Des pensées pleines d’amertume encombrent l’esprit mais elles ne sont que des poussières de pensée, des pensées de peu d’importance parce qu’elles sont subies.
Elles n’attendent qu’un rayon, c’est-à-dire quelque chose qui les fera naître en une volonté inconditionnelle. Et ce rayon est la cinquième étape vers le changement. L’héroïne et le héros vivent dorénavant selon leur propre vérité. Comme Rose dans Titanic, ils sont prêts à tout perdre car ils s’aperçoivent que ce qu’ils étaient n’est pas eux mais ce que l’on attend d’eux. Il leur faut maintenant vivre pleinement leur destinée, c’est-à-dire ce qu’ils auraient dû être sans qu’autrui ne les oblige dans une existence qu’ils n’ont pas choisie.

Dans une comédie romantique, cette destinée est l’être aimé.
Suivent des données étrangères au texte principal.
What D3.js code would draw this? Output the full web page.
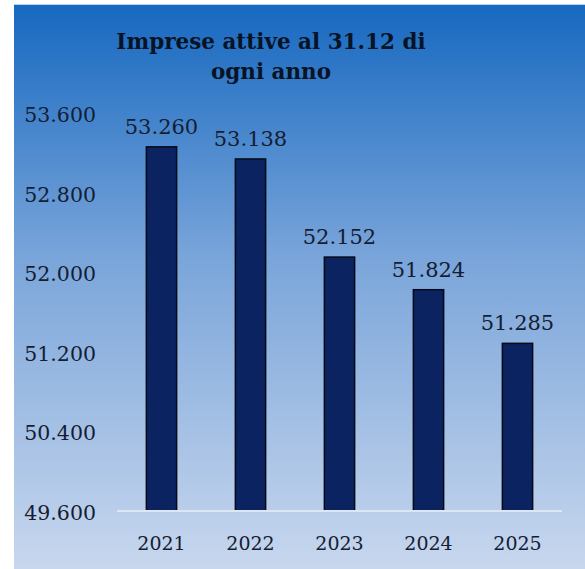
<!DOCTYPE html>
<html>
<head>
<meta charset="utf-8">
<script src="https://cdn.jsdelivr.net/npm/d3@7"></script>
<style>
    body { margin: 0; background: #ffffff; }
    text { font-family: "DejaVu Serif", "Liberation Serif", serif; }
</style>
</head>
<body>
<div id="canvas"></div>
<script>
"use strict"

let years = ["2021", "2022", "2023", "2024", "2025"]
let imprese = [53260, 53138, 52152, 51824, 51285]
let yTicks = [49600, 50400, 51200, 52000, 52800, 53600]
let titleLines = ["Imprese attive al 31.12 di", "ogni anno"]

let svgWidth = 585
let svgHeight = 569

let svg = d3.select("#canvas")
    .append("svg")
    .attr("width", svgWidth)
    .attr("height", svgHeight)

let defs = svg.append("defs")
let grad = defs.append("linearGradient")
    .attr("id", "bg")
    .attr("x1", 0).attr("y1", 0)
    .attr("x2", 0).attr("y2", 1)
grad.append("stop").attr("offset", "0%").attr("stop-color", "#1668c0")
grad.append("stop").attr("offset", "45%").attr("stop-color", "#7aa5da")
grad.append("stop").attr("offset", "100%").attr("stop-color", "#c8d7ee")

svg.append("rect")
    .attr("x", 14)
    .attr("y", 4)
    .attr("width", svgWidth - 14)
    .attr("height", svgHeight - 4)
    .attr("fill", "url(#bg)")

svg.append("line")
    .attr("x1", 14).attr("x2", svgWidth)
    .attr("y1", 4.5).attr("y2", 4.5)
    .attr("stroke", "#b9d3ee")
    .attr("stroke-width", 1)

let xScale = d3.scaleBand()
    .domain(years)
    .range([117, 562])
    .paddingInner(0.66)
    .paddingOuter(0.33)

let yScale = d3.scaleLinear()
    .domain([49600, 53600])
    .range([511, 113])

// titolo
svg.append("text")
    .attr("x", 271)
    .attr("y", 49)
    .attr("text-anchor", "middle")
    .attr("font-size", 21.5)
    .attr("font-weight", "bold")
    .attr("fill", "#081324")
    .selectAll("tspan")
    .data(titleLines)
    .join("tspan")
    .attr("x", 271)
    .attr("dy", function (d, i) { return i === 0 ? 0 : 30 })
    .text(function (d) { return d })

let fmt = function (v) {
    return d3.format(",")(v).replace(/,/g, ".")
}

// asse y
let yAxis = svg.append("g")
    .attr("transform", "translate(96,2)")
    .call(d3.axisLeft(yScale).tickValues(yTicks).tickFormat(fmt).tickSize(0).tickPadding(0))
yAxis.select(".domain").remove()
yAxis.selectAll("text")
    .attr("font-size", 20.5)
    .attr("fill", "#151d33")
    .attr("font-family", "DejaVu Serif")

// barre
svg.selectAll("rect.bar")
    .data(imprese)
    .join("rect")
    .classed("bar", true)
    .attr("x", function (d, i) { return xScale(years[i]) })
    .attr("y", function (d) { return yScale(d) })
    .attr("width", xScale.bandwidth())
    .attr("height", function (d) { return yScale(49600) - yScale(d) })
    .attr("fill", "#0b2461")
    .attr("stroke", "#050a18")
    .attr("stroke-width", 1.5)

// linea base
svg.append("line")
    .attr("x1", 117).attr("x2", 562)
    .attr("y1", yScale(49600)).attr("y2", yScale(49600))
    .attr("stroke", "#dde7f4")
    .attr("stroke-width", 2)

// etichette valori
svg.selectAll("text.val")
    .data(imprese)
    .join("text")
    .classed("val", true)
    .attr("x", function (d, i) { return xScale(years[i]) + xScale.bandwidth() / 2 })
    .attr("y", function (d) { return yScale(d) - 13 })
    .attr("text-anchor", "middle")
    .attr("font-size", 21)
    .attr("fill", "#151d33")
    .text(fmt)

// asse x
let xAxis = svg.append("g")
    .attr("transform", `translate(0, ${yScale(49600)})`)
    .call(d3.axisBottom(xScale).tickSize(0).tickPadding(26))
xAxis.select(".domain").remove()
xAxis.selectAll("text")
    .attr("font-size", 19)
    .attr("fill", "#151d33")
    .attr("font-family", "DejaVu Serif")
</script>
</body>
</html>
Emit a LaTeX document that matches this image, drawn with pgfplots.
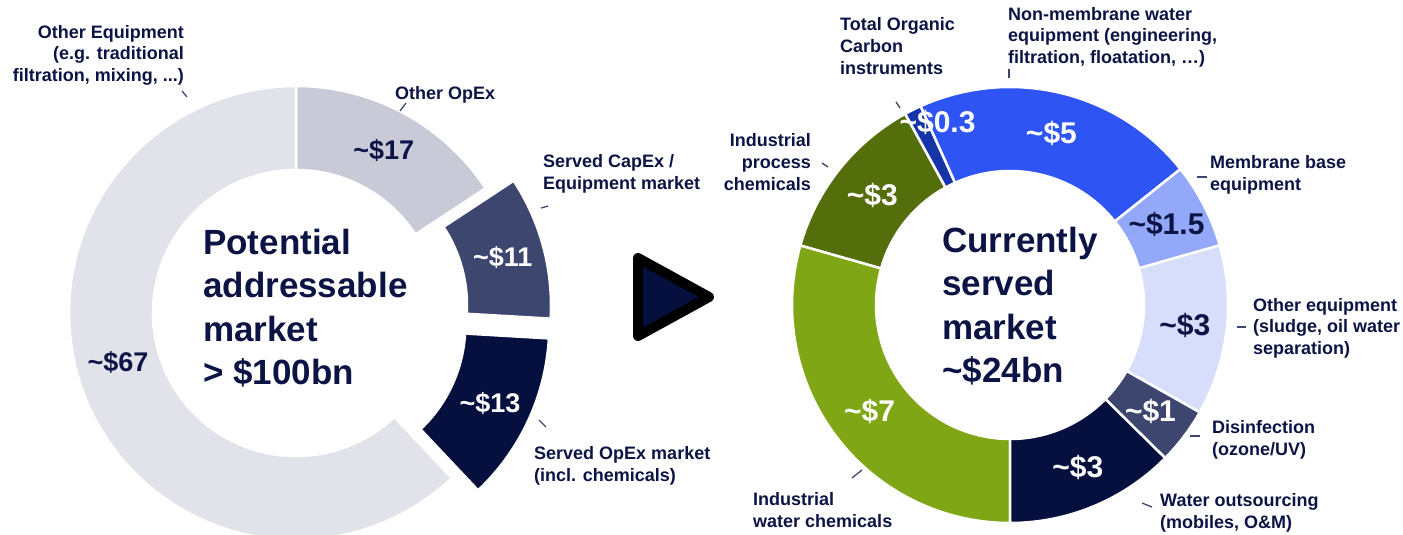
\documentclass[border=0pt]{standalone}
\usepackage{pgfplots}
\pgfplotsset{compat=1.18}
\usepackage{pgfplotstable}
\usetikzlibrary{calc}
\usepackage{fontspec}
\setmainfont{Liberation Sans}

\definecolor{navytext}{HTML}{0C1445}
\definecolor{lgray}{HTML}{E1E2EA}
\definecolor{ogray}{HTML}{C8CAD8}
\definecolor{slate}{HTML}{3D466E}
\definecolor{navy}{HTML}{06103F}
\definecolor{tocblue}{HTML}{1434A8}
\definecolor{nmblue}{HTML}{2E55F4}
\definecolor{mbblue}{HTML}{93A8F8}
\definecolor{ltblue}{HTML}{D6DEFB}
\definecolor{iwcgreen}{HTML}{7FA614}
\definecolor{ipcolive}{HTML}{546E0C}
\definecolor{leader}{HTML}{3D466E}

% left donut: clockwise from 12 o'clock
\pgfplotstableread{
value explode fc tc dx dy
17 0 ogray navytext 0 0
11 29 slate white 0 0
13 29 navy white 0 0
67 0 lgray navytext -6 -19
}\leftdata
% right donut: clockwise from 6 o'clock
\pgfplotstableread{
value explode fc tc dx dy
7 0 iwcgreen white 0 0
3 0 ipcolive white 0 0
0.3 0 tocblue white 6 -25
5 0 nmblue white 0 0
1.5 0 mbblue navytext 0 0
3 0 ltblue navytext 0 0
1 0 slate white 0 0
3 0 navy white 0 0
}\rightdata

\tikzset{
  lab/.style={font=\fontsize{18}{21.6}\selectfont\bfseries, text=navytext, inner sep=0pt},
  big/.style={font=\fontsize{35}{43.3}\selectfont\bfseries, text=navytext, inner sep=0pt, align=left},
  valL/.style={font=\fontsize{27}{30}\selectfont\bfseries, inner sep=0pt},
  valR/.style={font=\fontsize{30}{33}\selectfont\bfseries, inner sep=0pt},
  ld/.style={draw=leader, line width=1.3pt}
}

% #1 table, #2 cx, #3 cy, #4 r, #5 R, #6 start angle, #7 last row, #8 value style
\newcommand\donut[8]{%
  \gdef\dnTot{0}%
  \pgfplotsinvokeforeach{0,...,#7}{%
    \pgfplotstablegetelem{##1}{value}\of{#1}%
    \pgfmathsetmacro\dnTmp{\dnTot+\pgfplotsretval}\xdef\dnTot{\dnTmp}}%
  \xdef\dnCum{#6}%
  \pgfplotsinvokeforeach{0,...,#7}{%
    \pgfplotstablegetelem{##1}{value}\of{#1}\let\dnVal\pgfplotsretval
    \pgfplotstablegetelem{##1}{explode}\of{#1}\let\dnEx\pgfplotsretval
    \pgfplotstablegetelem{##1}{fc}\of{#1}\let\dnFc\pgfplotsretval
    \pgfmathsetmacro\dnA{\dnCum}%
    \pgfmathsetmacro\dnB{\dnCum+\dnVal/\dnTot*360}%
    \xdef\dnCum{\dnB}%
    \pgfmathsetmacro\dnM{(\dnA+\dnB)/2}%
    \pgfmathsetmacro\dnCx{#2+\dnEx*sin(\dnM)}%
    \pgfmathsetmacro\dnCy{#3-\dnEx*cos(\dnM)}%
    \pgfmathsetmacro\dnTA{90-\dnA}%
    \pgfmathsetmacro\dnTB{90-\dnB}%
    \edef\dnCmd{\noexpand\fill[fill=\dnFc, draw=white, line width=2.5pt]
      ($(axis cs:\dnCx,\dnCy)+(\dnTA:#5pt)$) arc[start angle=\dnTA, end angle=\dnTB, radius=#5pt]
      -- ($(axis cs:\dnCx,\dnCy)+(\dnTB:#4pt)$) arc[start angle=\dnTB, end angle=\dnTA, radius=#4pt] -- cycle;}%
    \dnCmd
  }%
  \xdef\dnCum{#6}%
  \pgfplotsinvokeforeach{0,...,#7}{%
    \pgfplotstablegetelem{##1}{value}\of{#1}\let\dnVal\pgfplotsretval
    \pgfplotstablegetelem{##1}{explode}\of{#1}\let\dnEx\pgfplotsretval
    \pgfplotstablegetelem{##1}{tc}\of{#1}\let\dnTc\pgfplotsretval
    \pgfplotstablegetelem{##1}{dx}\of{#1}\let\dnDx\pgfplotsretval
    \pgfplotstablegetelem{##1}{dy}\of{#1}\let\dnDy\pgfplotsretval
    \pgfmathsetmacro\dnA{\dnCum}%
    \pgfmathsetmacro\dnB{\dnCum+\dnVal/\dnTot*360}%
    \xdef\dnCum{\dnB}%
    \pgfmathsetmacro\dnM{(\dnA+\dnB)/2}%
    \pgfmathsetmacro\dnRm{(#4+#5)/2+\dnEx}%
    \pgfmathsetmacro\dnLx{#2+\dnRm*sin(\dnM)+\dnDx}%
    \pgfmathsetmacro\dnLy{#3-\dnRm*cos(\dnM)+\dnDy}%
    \edef\dnCmd{\noexpand\node[#8, text=\dnTc] at (axis cs:\dnLx,\dnLy) {\noexpand\textasciitilde\noexpand\$\dnVal};}%
    \dnCmd
  }%
}

\begin{document}
\begin{tikzpicture}
\begin{axis}[width=1403pt, height=535pt, scale only axis,
  xmin=0, xmax=1403, ymin=0, ymax=535, y dir=reverse,
  hide axis, clip=false]

\donut{\leftdata}{296}{313}{143}{227}{0}{3}{valL}
\donut{\rightdata}{1010}{305}{134}{218}{180}{7}{valR}

% centre texts
\node[big, anchor=west] at (axis cs:203,308) {Potential\\addressable\\market\\> \$100bn};
\node[big, anchor=west] at (axis cs:942,306) {Currently\\served\\market\\\textasciitilde\$24bn};

% arrow
\draw[line width=10pt, line join=round, fill=navy, draw=black]
  (axis cs:638,258) -- (axis cs:638,336) -- (axis cs:709,297) -- cycle;

% category labels, left
\node[lab, anchor=east, align=right] at (axis cs:184,55) {Other Equipment\\(e.g. traditional\\filtration, mixing, ...)};
\node[lab, anchor=west, align=left] at (axis cs:395,95) {Other OpEx};
\node[lab, anchor=west, align=left] at (axis cs:543,174) {Served CapEx /\\Equipment market};
\node[lab, anchor=west, align=left] at (axis cs:534,466) {Served OpEx market\\(incl. chemicals)};
% category labels, right
\node[lab, anchor=west, align=left] at (axis cs:840,46) {Total Organic\\Carbon\\instruments};
\node[lab, anchor=west, align=left] at (axis cs:1008,37) {Non-membrane water\\equipment (engineering,\\filtration, floatation, …)};
\node[lab, anchor=east, align=right] at (axis cs:811,162) {Industrial\\process\\chemicals};
\node[lab, anchor=west, align=left] at (axis cs:1210,175) {Membrane base\\equipment};
\node[lab, anchor=west, align=left] at (axis cs:1253,328) {Other equipment\\(sludge, oil water\\separation)};
\node[lab, anchor=west, align=left] at (axis cs:1212,440) {Disinfection\\(ozone/UV)};
\node[lab, anchor=west, align=left] at (axis cs:1160,513) {Water outsourcing\\(mobiles, O\&M)};
\node[lab, anchor=west, align=left] at (axis cs:753,510) {Industrial\\water chemicals};

% leader lines
\draw[ld] (axis cs:182,91) -- (axis cs:187,97);
\draw[ld] (axis cs:400,111) -- (axis cs:406,103);
\draw[ld] (axis cs:541,208) -- (axis cs:548,206);
\draw[ld] (axis cs:539,420) -- (axis cs:546,427);
\draw[ld] (axis cs:896,102) -- (axis cs:900,108);
\draw[ld] (axis cs:1009,69) -- (axis cs:1009,78);
\draw[ld] (axis cs:822,163) -- (axis cs:828,167);
\draw[ld] (axis cs:1197,177) -- (axis cs:1207,177);
\draw[ld] (axis cs:1237,327) -- (axis cs:1246,327);
\draw[ld] (axis cs:1190,436) -- (axis cs:1200,436);
\draw[ld] (axis cs:1142,503) -- (axis cs:1152,507);
\draw[ld] (axis cs:852,478) -- (axis cs:862,470);
\end{axis}
\pgfresetboundingbox
\path (current axis.south west) rectangle (current axis.north east);
\end{tikzpicture}
\end{document}
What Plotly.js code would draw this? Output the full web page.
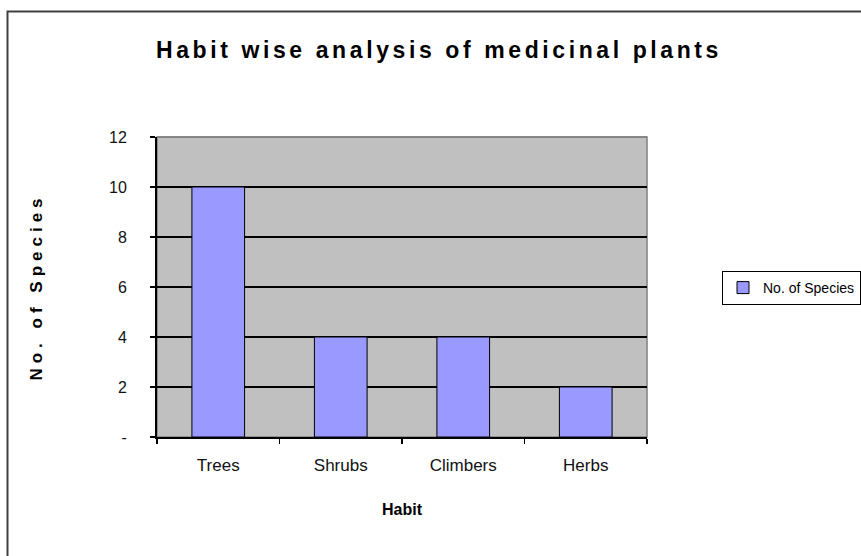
<!DOCTYPE html>
<html>
<head>
<meta charset="utf-8">
<script src="https://cdn.plot.ly/plotly-3.0.1.min.js"></script>
<style>
html,body{margin:0;padding:0;background:#fff;}
#chart{width:861px;height:556px;}
#chart .gtitle{letter-spacing:3.6px;}
#chart .ytitle{letter-spacing:5px;}
</style>
</head>
<body>
<div id="chart"></div>
<script>
const categories = ["Trees", "Shrubs", "Climbers", "Herbs"];
const speciesCounts = [10, 4, 4, 2];
const seriesName = "No. of Species";
const yTickVals = [0, 2, 4, 6, 8, 10, 12];
const yTickText = ["-", "2", "4", "6", "8", "10", "12"];

const FONT = "Arial, 'Liberation Sans', sans-serif";

const trace = {
  type: "bar",
  x: categories,
  y: speciesCounts,
  name: seriesName,
  marker: {color: "#9999FF", line: {color: "#000000", width: 1}},
  width: 0.43,
  showlegend: true
};

const L = 157, R = 647, T = 137, B = 437;
const pw = R - L, ph = B - T;
function px(x){ return (x - L) / pw; }
function py(y){ return (B - y) / ph; }

const layout = {
  width: 861, height: 556,
  margin: {l: L, r: 861 - R, t: T, b: 556 - B, pad: 0, autoexpand: false},
  paper_bgcolor: "#FFFFFF",
  plot_bgcolor: "#C0C0C0",
  font: {family: FONT, size: 17, color: "#000"},
  title: {
    text: "<b>Habit wise analysis of medicinal plants</b>",
    font: {family: FONT, size: 23, color: "#000"},
    x: 439 / 861, xanchor: "center", xref: "container",
    y: 1 - 50 / 556, yanchor: "middle", yref: "container"
  },
  xaxis: {
    type: "category",
    tickson: "boundaries",
    ticks: "outside", ticklen: 5, tickwidth: 1.5, tickcolor: "#000",
    showline: true, linecolor: "#000", linewidth: 2,
    showgrid: false, zeroline: false,
    tickfont: {family: FONT, size: 17, color: "#111"},
    ticklabelstandoff: 12,
    automargin: false,
    title: {text: "<b>Habit</b>", font: {family: FONT, size: 16, color: "#000"}, standoff: 29},
    fixedrange: true
  },
  yaxis: {
    range: [0, 12],
    tickvals: yTickVals, ticktext: yTickText,
    ticks: "outside", ticklen: 5, tickwidth: 1.5, tickcolor: "#000",
    showline: true, linecolor: "#000", linewidth: 2,
    showgrid: true, gridcolor: "#000", gridwidth: 1.5,
    zeroline: false,
    tickfont: {family: FONT, size: 16, color: "#111"},
    ticklabelstandoff: 20,
    automargin: false,
    title: {text: "<b>No. of Species</b>", font: {family: FONT, size: 17, color: "#000"}, standoff: 62},
    fixedrange: true
  },
  showlegend: true,
  legend: {
    x: px(722), xanchor: "left", xref: "paper",
    y: py(288), yanchor: "middle", yref: "paper",
    bordercolor: "#000", borderwidth: 1,
    bgcolor: "#FFFFFF",
    font: {family: FONT, size: 14, color: "#000"},
    itemwidth: 30,
    tracegroupgap: 0
  },
  shapes: [
    {type: "rect", xref: "paper", yref: "paper", x0: 0, x1: 1, y0: 0, y1: 1,
     line: {color: "#808080", width: 1.5}, layer: "below"},
    {type: "line", xref: "paper", yref: "paper", x0: 0, x1: 1, y0: 1, y1: 1,
     line: {color: "#808080", width: 1.5}, layer: "above"},
    {type: "rect", xref: "paper", yref: "paper",
     x0: px(7.5), x1: px(900), y0: py(11.5), y1: py(600),
     line: {color: "#404040", width: 2}, layer: "below"}
  ]
};

Plotly.newPlot("chart", [trace], layout, {displayModeBar: false, staticPlot: true});
</script>
</body>
</html>
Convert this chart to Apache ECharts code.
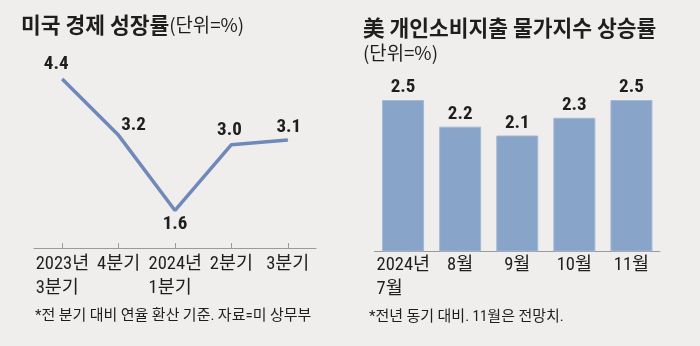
<!DOCTYPE html>
<html>
<head>
<meta charset="utf-8">
<script src="https://cdn.jsdelivr.net/npm/echarts@6/dist/echarts.min.js"></script>
<style>
html,body{margin:0;padding:0;background:#efeeec;}
#c{width:700px;height:346px;}
</style>
</head>
<body>
<div id="c"></div>
<script>
// ---- data ----
var growthCats = ['2023년\n3분기', '4분기', '2024년\n1분기', '2분기', '3분기'];
var growthVals = [4.4, 3.2, 1.6, 3.0, 3.1];
var pceCats = ['2024년\n7월', '8월', '9월', '10월', '11월'];
var pceVals = [2.5, 2.2, 2.1, 2.3, 2.5];

var leftTitle = '미국 경제 성장률';
var leftUnit = '(단위=%)';
var rightTitle = '美 개인소비지출 물가지수 상승률';
var rightUnit = '(단위=%)';
var leftNote = '*전 분기 대비 연율 환산 기준. 자료=미 상무부';
var rightNote = '*전년 동기 대비. 11월은 전망치.';

// label placement for line points (layout, separate from data)
var lineLabelLayout = [
  {position: 'top', offset: [-6, 0], distance: 5},
  {position: 'top', offset: [15, 5], distance: 5},
  {position: 'bottom', offset: [0, 0], distance: 4},
  {position: 'top', offset: [-2, 0], distance: 4},
  {position: 'top', offset: [1, 0], distance: 3}
];

var NUM_FONT = "'Roboto Condensed','Noto Sans Condensed','DejaVu Sans Condensed','Noto Sans CJK KR',sans-serif";
var KR_FONT = "'Noto Sans CJK KR',sans-serif";
var TXT = '#1e1e1e';
var LINE_C = '#7089bb';
var BAR_C = '#88a4c8';

function catFormatter(v) {
  if (v.indexOf('\n') < 0) return v;
  return v.split('\n').map(function (s) { return '{a|' + s + '}'; }).join('\n');
}
var axisLabelBase = {
  color: TXT,
  fontSize: 18.5,
  lineHeight: 24,
  fontFamily: NUM_FONT,
  interval: 0,
  hideOverlap: false,
  formatter: catFormatter,
  rich: {a: {width: 53, align: 'left', fontSize: 18.5, lineHeight: 24, color: TXT, fontFamily: NUM_FONT}}
};

var chart = echarts.init(document.getElementById('c'), null, {renderer: 'canvas'});
chart.setOption({
  backgroundColor: '#efeeec',
  animation: false,
  grid: [
    {left: 34, width: 282, top: 79, height: 169},
    {left: 374.5, width: 285.5, top: 55.6, height: 195.4}
  ],
  xAxis: [
    {
      type: 'category', gridIndex: 0, data: growthCats, boundaryGap: true,
      axisLine: {lineStyle: {color: '#9a9a9a', width: 1}},
      axisTick: {show: true, inside: true, alignWithLabel: true, interval: 0, length: 5, lineStyle: {color: '#9a9a9a'}},
      axisLabel: Object.assign({}, axisLabelBase, {margin: 4})
    },
    {
      type: 'category', gridIndex: 1, data: pceCats, boundaryGap: true,
      axisLine: {lineStyle: {color: '#9a9a9a', width: 1}},
      axisTick: {show: false},
      axisLabel: Object.assign({}, axisLabelBase, {margin: 2})
    }
  ],
  yAxis: [
    {type: 'value', gridIndex: 0, min: 0.8, max: 4.4, show: false, splitLine: {show: false}},
    {type: 'value', gridIndex: 1, min: 0.8, max: 3.0, show: false, splitLine: {show: false}}
  ],
  series: [
    {
      type: 'line', xAxisIndex: 0, yAxisIndex: 0,
      data: growthVals.map(function (v, i) {
        var L = lineLabelLayout[i];
        return {value: v, label: {position: L.position, offset: L.offset, distance: L.distance}};
      }),
      symbol: 'circle', symbolSize: 1, showSymbol: true,
      itemStyle: {color: LINE_C},
      lineStyle: {color: LINE_C, width: 3.5},
      label: {
        show: true, color: TXT, fontSize: 19, fontWeight: 'bold', fontFamily: NUM_FONT,
        formatter: function (p) { return p.value.toFixed(1); }
      }
    },
    {
      type: 'bar', xAxisIndex: 1, yAxisIndex: 1,
      data: pceVals,
      barWidth: 42,
      itemStyle: {color: BAR_C, borderColor: '#a3b8d4', borderWidth: 1},
      label: {
        show: true, position: 'top', distance: 3, color: TXT, fontSize: 19, fontWeight: 'bold', fontFamily: NUM_FONT,
        formatter: function (p) { return p.value.toFixed(1); }
      }
    }
  ],
  graphic: [
    {
      type: 'text', left: 21, top: 14,
      style: {
        text: '{b|' + leftTitle + '}{n|' + leftUnit + '}',
        rich: {
          b: {fontSize: 21.5, fontWeight: 'bold', fontFamily: KR_FONT, fill: TXT, lineHeight: 28},
          n: {fontSize: 18.8, fontFamily: KR_FONT, fill: TXT, lineHeight: 28}
        }
      }
    },
    {
      type: 'text', left: 363, top: 14,
      style: {text: rightTitle, fontSize: 21.5, fontWeight: 'bold', fontFamily: KR_FONT, fill: TXT, lineHeight: 28}
    },
    {
      type: 'text', left: 363, top: 40,
      style: {text: rightUnit, fontSize: 18.8, fontFamily: KR_FONT, fill: TXT, lineHeight: 26}
    },
    {
      type: 'text', left: 35, top: 306,
      style: {text: leftNote, fontSize: 15, fontFamily: NUM_FONT, fill: TXT, lineHeight: 20}
    },
    {
      type: 'text', left: 369, top: 307,
      style: {text: rightNote, fontSize: 15, fontFamily: NUM_FONT, fill: TXT, lineHeight: 20}
    }
  ]
});
</script>
</body>
</html>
Cet arc dramatique se répète quel que soit le genre. Ce cinquième jalon de l’évolution est d’assumer totalement sa véritable nature. Ils sont maintenant détachés de la fausse identité voulue par d’autres et renaissent en un être nouveau.

Les conséquences

La décision de s’accepter, d’être pleinement soi ouvre une nouvelle situation conflictuelle : le climax dont l’issue de cette ultime confrontation avec l’antagonisme porte le message que l’autrice et l’auteur souhaitent faire passer. Ils y démontrent ce que c’est que de vivre pleinement selon sa destinée.

Lors de cette sixième et dernière étape, la transformation est achevée. Le personnage laisse derrière lui son passé ce qui est souvent représenté par l’abandon du lieu qui marque cet ancrage : Frodon quitte la communauté, Shrek quitte son marais.

La matière de la fiction n’est pas si différente de la matière de notre réalité. La forme fictionnelle n’est pas moralisatrice ; elle ne nous dit pas ce qui est bien ou mal ; elle cherche simplement à nous dire que nous sommes capables de donner un sens à notre existence.
C’est-à-dire d’assumer pleinement nos aspirations quelles qu’elles soient. Se fixer un but dans nos vies n’est pas de réaliser ce que l’on attend de nous mais d’accomplir notre propre destinée telle que nous la devinons (ou l’imaginons) profondément en nous.